Mr Frydenberg acknowledged that key three Ps of our economic growth – population, participation and productivity – had all caught a bad dose of the ’rona.

The most stunning preview of budget bad news was on the population front.

Back in July, the government thought net overseas migration would plunge from 154,000 in 2019-20 to about 31,000 this financial year. It’s going to be much worse than that.

“The Budget is expected” – well, the Treasurer should know – “to reveal a substantial decline in net overseas migration, compared with the figures in the July update, with net migration outflows now likely in both 2020-21 and 2021-22,” Mr Frydenberg said.
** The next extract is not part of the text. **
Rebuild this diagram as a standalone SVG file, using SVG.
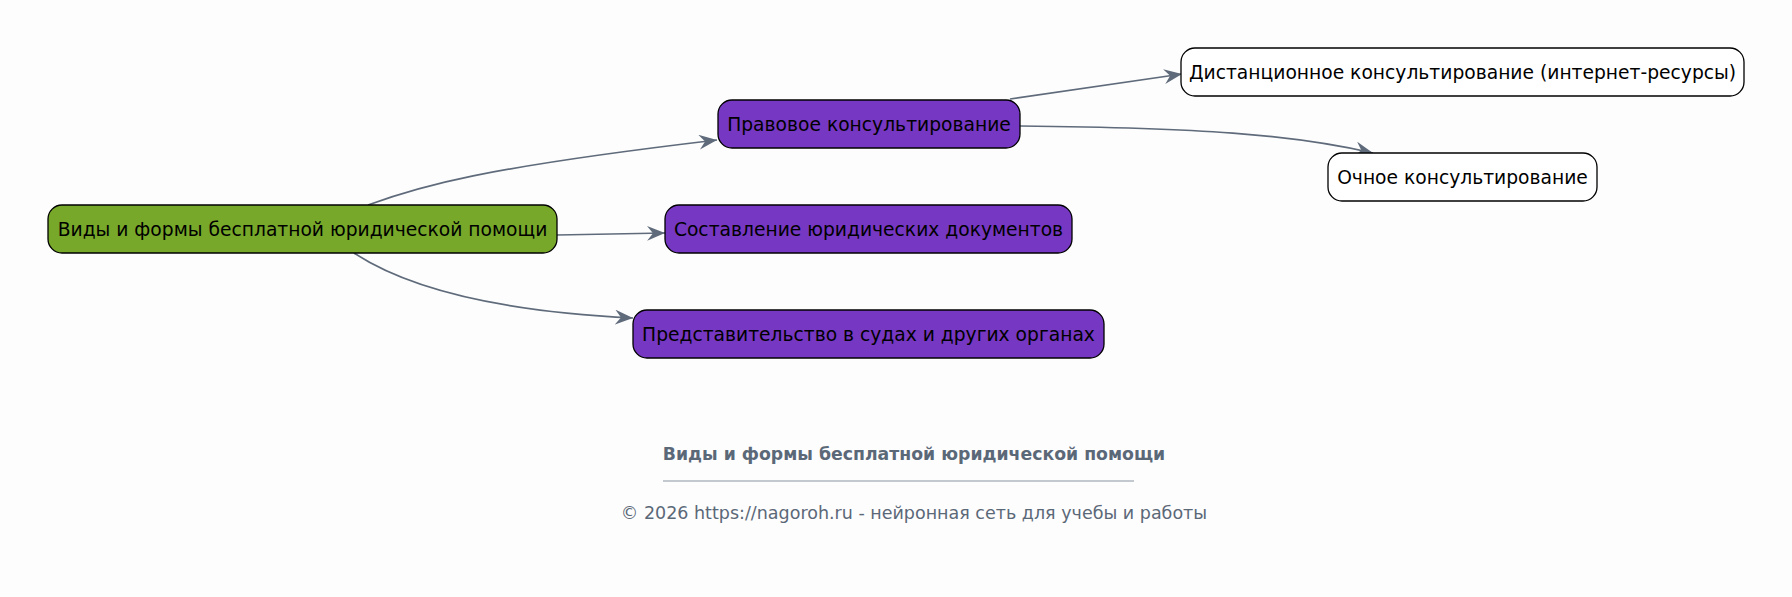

And the emphatic italics are his.

“While migration will eventually return to the levels we are accustomed to, lost migrants will not be replaced.

“And given our migrant workers tend, on average, to be younger, this will lower labour force participation and average hours worked across the economy into the future.”

The negative migration impact comes on top of the forecast that our fertility rate is dropping to its lowest level since World War 1.

The most popular word in economics at present is “scarring”. Our economy will carry the ’rona recession’s scars for many years.

The loss of jobs and employment prospects mean fewer people will be participating in the workforce because of unemployment, underemployment and discouraged job seekers.

“With high levels of spare capacity in the economy, it will be some time before inflation returns to the mid-point of the Reserve Bank’s target range,” said Mr Frydenberg with considerable understatement.

“And wages growth is also likely to remain subdued for at least the next few years, until the jobs market tightens.”

You don’t say! Wages growth has been “subdued” for the past half dozen years – our biggest domestic economic problem, one the government had not faced up to. That already “subdued” growth is now to be poleaxed.

Consumers without wage rises and with employment uncertainty are cautious about spending, meaning lower profits for companies that are themselves scarred and uncertain, meaning companies have spare capacity and are less likely to invest, meaning lower productivity.

So it looks like the money will indeed flow on October 6. There remains the question, though, of how wisely it will be spent, how much stubborn neoliberal ideology overshadows the most effective investments.

Tax cuts for the relatively well-off as our progressive tax system is flattened or investment in our future? Handouts for a few developers or employment-rich extra social housing?

Mr Frydenberg’s speech remained rich with conservative dogma for the base, still sticking with the nonsense “magic number” of 23.9 for the ratio of tax to GDP, still promising to maintain “our emphasis on fiscal discipline, lower taxes, containing the size of government and investing in a strong economy”, still refusing to see that tax revenue used for public investment can be a particularly fine thing when private investment is weak.

But with the Three Ps in such deep trouble, the government has no choice but to try to stimulate the economy, both for Australia’s sake and the Coalition’s.

Recessions have a habit of changing governments. The last three all played major roles in dispatching prime ministers Whitlam, Fraser and Keating (whose political demise was delayed for three years by John Hewson’s GST birthday cake).

It will be a very interesting budget.